Scientists like hydrologist Edward Kim of NASA’s Goddard Space Flight Center continue to seek ways to reconcile the gap between measurement results. Kim and colleagues Michael Durand (Byrd Polar Research Center), Noah Molotch (Univ. of Colorado), and Steve Margulis (UCLA) are wrapping up a short field campaign to measure snow at the Storm Peak Laboratory, perched atop Colorado’s famed mountain at Steamboat Springs.

Their aim is to test and improve the accuracy of satellite-based snow measurements. In the midst of the expedition, they’ve also snapped some breathtaking photos, such as this sun pillar to the right. Sun pillars are typically caused by sunlight reflecting off the surfaces of falling ice crystals associated with certain cloud types.

This post was adapted from NASA’s Earth Observatory. For more updates on the expedition, please visit the Notes From the Field blog.

–Adam Voiland, NASA’s Earth Science News Team

The Mysteries of Muck (and the Collapse of the Laurentide Ice Sheet)

Field assistants tromped through bogs in Harriman, NY to collect sediment cores that NASA
scientist Dorothy Peteet is using to date the retreat of the Laurentide Ice Sheet.  Credit: Peteet

I spent big chunks of my childhood mucking through the lakes and bogs of New England with my brothers and looking for any number of critters hidden in the silt.

Turtles, of course, were the main draw (minus the snappers, which we knew were capable of mangling a toe or finger with a passing chomp), but actually snagging one always was a rare treat. Bullfrogs, salamanders, and newts were our standard catch.

If only we’d had a microscope. Watching Goddard Institute for Space Studies (GISS) botanist Dorothy Peteet show images of tiny fragments of pollen, seeds, and fossils that settled to lake bottoms and sat largely unchanged for thousands of years reminded me of the extraordinary oddness–and beauty–that’s lurking in the most unsuspecting of places.

Look, for example, at this fossilized head shield of a daphnia, or water flea, which Peteet showed during presentations at GISS and the American Geophysical Union meeting last December. It’s a miniscule planktonic crustacean with a transparent body and a heart that beats visibly:



Or this statoblast, a peculiar little reproductive pod that can withstand desiccation and freezing and buds from aquatic creatures called bryozoans:

 

Or this one, a fossilized leaf of a fruit-bearing, cold-loving tundra plant, perhaps a blueberry:

 

Peteet isn’t poking around in the mud just for fun like my brothers and I did as kids, though. She’s collecting bog cores and scrutinizing the bits of fossilized plants and animals, which can be dated quite precisely using radiocarbon techniques, that turn up in the cores. Her goal is to pinpoint the timing of the collapse of the Laurentide Ice Sheet, a massive block of ice that stretched as far as Long Island during the peak of the last ice age. With Arctic ice currently undergoing rapid retreat, sorting out how the Laurentide Ice Sheet collapsed has big implications for understanding how climate change might proceed.

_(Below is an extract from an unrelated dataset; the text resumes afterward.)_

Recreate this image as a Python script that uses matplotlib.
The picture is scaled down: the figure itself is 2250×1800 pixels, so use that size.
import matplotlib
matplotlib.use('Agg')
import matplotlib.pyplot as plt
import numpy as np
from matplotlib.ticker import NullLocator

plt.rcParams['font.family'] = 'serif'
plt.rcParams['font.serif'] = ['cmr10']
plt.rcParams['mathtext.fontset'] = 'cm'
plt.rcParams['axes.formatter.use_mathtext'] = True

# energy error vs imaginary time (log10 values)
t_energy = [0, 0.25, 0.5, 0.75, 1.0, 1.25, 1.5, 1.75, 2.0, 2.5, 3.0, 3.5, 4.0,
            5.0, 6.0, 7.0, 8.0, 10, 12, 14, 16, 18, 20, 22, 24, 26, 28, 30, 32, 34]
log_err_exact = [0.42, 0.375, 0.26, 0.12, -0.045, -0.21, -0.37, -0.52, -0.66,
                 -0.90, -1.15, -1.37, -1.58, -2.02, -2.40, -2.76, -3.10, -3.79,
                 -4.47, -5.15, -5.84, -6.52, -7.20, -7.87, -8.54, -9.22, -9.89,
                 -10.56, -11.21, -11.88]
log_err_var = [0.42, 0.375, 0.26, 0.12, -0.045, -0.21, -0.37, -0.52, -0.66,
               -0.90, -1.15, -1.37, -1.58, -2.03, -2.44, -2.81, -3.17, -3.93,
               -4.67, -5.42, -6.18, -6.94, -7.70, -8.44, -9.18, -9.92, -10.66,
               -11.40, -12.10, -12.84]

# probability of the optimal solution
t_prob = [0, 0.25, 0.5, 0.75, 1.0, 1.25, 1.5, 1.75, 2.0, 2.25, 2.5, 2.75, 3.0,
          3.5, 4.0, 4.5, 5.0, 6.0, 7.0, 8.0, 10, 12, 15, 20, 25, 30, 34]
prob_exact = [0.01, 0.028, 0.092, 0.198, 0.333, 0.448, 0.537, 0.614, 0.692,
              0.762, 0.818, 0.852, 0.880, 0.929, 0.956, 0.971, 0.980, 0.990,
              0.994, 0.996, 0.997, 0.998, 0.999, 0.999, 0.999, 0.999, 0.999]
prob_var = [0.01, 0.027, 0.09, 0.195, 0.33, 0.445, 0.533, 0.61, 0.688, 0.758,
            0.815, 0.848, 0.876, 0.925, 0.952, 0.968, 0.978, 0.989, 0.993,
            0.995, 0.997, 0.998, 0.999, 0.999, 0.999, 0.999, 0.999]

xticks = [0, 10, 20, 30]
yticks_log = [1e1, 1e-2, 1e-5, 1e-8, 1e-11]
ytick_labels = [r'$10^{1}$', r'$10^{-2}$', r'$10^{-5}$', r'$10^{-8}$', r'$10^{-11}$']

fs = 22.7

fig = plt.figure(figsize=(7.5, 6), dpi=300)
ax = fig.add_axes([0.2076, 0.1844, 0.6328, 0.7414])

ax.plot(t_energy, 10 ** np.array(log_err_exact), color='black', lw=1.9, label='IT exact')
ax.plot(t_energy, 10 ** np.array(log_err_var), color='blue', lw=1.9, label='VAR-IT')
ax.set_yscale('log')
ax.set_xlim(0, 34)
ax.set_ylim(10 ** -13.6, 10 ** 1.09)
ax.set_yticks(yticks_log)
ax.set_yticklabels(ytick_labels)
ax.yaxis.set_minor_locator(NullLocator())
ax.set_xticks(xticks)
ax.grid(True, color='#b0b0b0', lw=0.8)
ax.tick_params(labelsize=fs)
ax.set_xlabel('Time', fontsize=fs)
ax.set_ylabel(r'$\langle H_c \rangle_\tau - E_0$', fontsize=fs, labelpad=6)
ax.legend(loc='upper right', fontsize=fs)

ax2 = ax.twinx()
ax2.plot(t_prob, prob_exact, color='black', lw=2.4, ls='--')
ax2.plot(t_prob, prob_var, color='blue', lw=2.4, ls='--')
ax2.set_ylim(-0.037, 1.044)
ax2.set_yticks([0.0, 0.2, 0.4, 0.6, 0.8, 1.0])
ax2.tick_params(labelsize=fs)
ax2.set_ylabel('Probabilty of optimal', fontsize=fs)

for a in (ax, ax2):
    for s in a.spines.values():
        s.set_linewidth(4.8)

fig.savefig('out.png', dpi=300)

By analyzing material from some of the first creatures to colonize glacial lakes after the ice retreated, such as those water fleas, Peetet can estimate the date the ice sheet collapsed. Her findings suggests that the collapse occurred about 15,000 years ago, which would put it five-to-ten thousand years later than other dating techniques (particularly one influential technique that involves dating the beryllium from boulders dropped by the retreating ice sheet). 

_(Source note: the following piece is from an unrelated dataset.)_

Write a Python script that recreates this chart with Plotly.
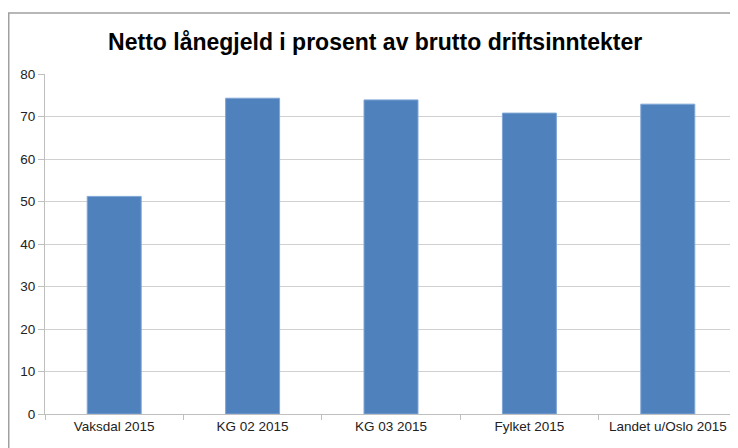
import plotly.graph_objects as go

categories = ["Vaksdal 2015", "KG 02 2015", "KG 03 2015", "Fylket 2015", "Landet u/Oslo 2015"]
values = [51.2, 74.3, 73.9, 70.8, 72.9]
y_ticks = [0, 10, 20, 30, 40, 50, 60, 70, 80]

font_fam = "Liberation Sans, Arial, sans-serif"

W, H = 730, 440
ML, MR, MT, MB = 37, 1, 66, 34
pw, ph = W - ML - MR, H - MT - MB

fig = go.Figure(go.Bar(
    x=categories, y=values,
    marker=dict(color="#4F81BD", line=dict(color="#7FA6D6", width=1)),
    width=0.39,
))

fig.update_layout(
    width=W, height=H,
    margin=dict(l=ML, r=MR, t=MT, b=MB),
    paper_bgcolor="white", plot_bgcolor="white",
    title=dict(text="<b>Netto lånegjeld i prosent av brutto driftsinntekter</b>",
               x=0.503, xanchor="center", y=1 - 34 / H, yanchor="middle",
               font=dict(family=font_fam, size=23, color="black")),
    font=dict(family=font_fam, size=13, color="#222222"),
    showlegend=False,
    xaxis=dict(type="category", showgrid=False, showline=True, linecolor="#BFBFBF",
               ticks="outside", tickson="boundaries", ticklen=5, tickcolor="#BFBFBF",
               tickfont=dict(size=13.5)),
    yaxis=dict(range=[0, 80], tickvals=y_ticks, showgrid=True, gridcolor="#D0D0D0",
               showline=True, linecolor="#BFBFBF", ticks="outside", ticklen=6,
               tickcolor="#BFBFBF", zeroline=False, tickfont=dict(size=13.5)),
    shapes=[dict(type="rect", xref="paper", yref="paper",
                 x0=(0.75 - ML) / pw, x1=1.2, y0=-0.3, y1=(H - MB - 5) / ph,
                 line=dict(color="#A0A0A0", width=1.5), fillcolor="rgba(0,0,0,0)")],
)

fig.write_html("out.html")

“This was surprising, and it’s generated some controversy,” she told her colleagues. “I’d like to have your ideas about what’s going on.” To learn more about the topic, you can watch, listen, or view a pdf of Peetet’s full presentation here

Share your stories about exploring the muck in your neighborhood, your ideas on the dating controversy, and we’ll make sure that Peteet sees them and posts a reply.


Botanist Dorothy Peteet

                                                                                                                                                                 
–Adam Voiland, NASA’s Earth Science News Team       

An Award-Winning Scientist Who Came in from the Cold


NASA-funded researcher Ben Smith digs a snow pit at a West Antarctic Ice Sheet Divide core
site to try to infer the annual rate of snowfall. Credit: Ben Smith

Researchers who study glaciers and polar dynamics often get into it for the love of the field work — the challenging terrain, technicological adventures, and thigh-deep snow.

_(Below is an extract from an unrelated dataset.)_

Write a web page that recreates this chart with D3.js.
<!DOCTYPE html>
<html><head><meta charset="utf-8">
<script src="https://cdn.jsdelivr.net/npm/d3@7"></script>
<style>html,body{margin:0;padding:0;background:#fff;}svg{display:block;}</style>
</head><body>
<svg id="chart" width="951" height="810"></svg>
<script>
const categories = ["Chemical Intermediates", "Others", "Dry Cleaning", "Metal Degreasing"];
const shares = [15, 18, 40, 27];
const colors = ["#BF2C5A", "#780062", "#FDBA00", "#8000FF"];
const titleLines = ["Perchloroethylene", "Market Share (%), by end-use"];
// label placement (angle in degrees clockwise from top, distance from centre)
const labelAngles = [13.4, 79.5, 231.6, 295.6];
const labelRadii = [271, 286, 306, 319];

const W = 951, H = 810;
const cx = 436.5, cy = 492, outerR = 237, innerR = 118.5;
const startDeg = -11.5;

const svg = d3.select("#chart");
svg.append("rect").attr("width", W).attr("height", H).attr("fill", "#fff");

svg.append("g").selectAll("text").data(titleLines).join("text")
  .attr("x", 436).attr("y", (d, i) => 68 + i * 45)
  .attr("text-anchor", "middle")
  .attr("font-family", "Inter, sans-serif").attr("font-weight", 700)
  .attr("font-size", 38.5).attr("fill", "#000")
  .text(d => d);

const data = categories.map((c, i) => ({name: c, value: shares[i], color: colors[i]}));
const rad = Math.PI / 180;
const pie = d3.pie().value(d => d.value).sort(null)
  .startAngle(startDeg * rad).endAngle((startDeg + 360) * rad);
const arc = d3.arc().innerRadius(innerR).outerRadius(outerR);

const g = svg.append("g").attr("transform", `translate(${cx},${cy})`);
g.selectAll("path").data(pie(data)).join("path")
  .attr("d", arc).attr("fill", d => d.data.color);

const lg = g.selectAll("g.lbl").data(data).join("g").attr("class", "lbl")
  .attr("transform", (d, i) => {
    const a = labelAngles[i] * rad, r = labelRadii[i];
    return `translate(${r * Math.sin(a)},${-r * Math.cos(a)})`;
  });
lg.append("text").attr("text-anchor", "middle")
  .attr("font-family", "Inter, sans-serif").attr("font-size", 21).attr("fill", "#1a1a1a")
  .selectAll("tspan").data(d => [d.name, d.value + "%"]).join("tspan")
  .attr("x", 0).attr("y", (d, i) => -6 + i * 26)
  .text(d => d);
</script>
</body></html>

Benjamin Smith, a researcher at the Polar Science Center at the University of Washington’s Applied Physics Laboratory, was no exception. As a fledgling physicist in the 1990s, his first summer job after college turned into an eye-opening adventure — a 3-month stint at the Kamb Ice Stream in Antarctica as a field assistant mapping buried crevasses with snow-penetrating radar. The rest, as they say, was history.

These days, Smith is enjoying a rare honor as one of two NASA-supported researchers to receive the Presidential Early Career Award for Scientists and Engineers (PECASE), awarded at a White House ceremony last month.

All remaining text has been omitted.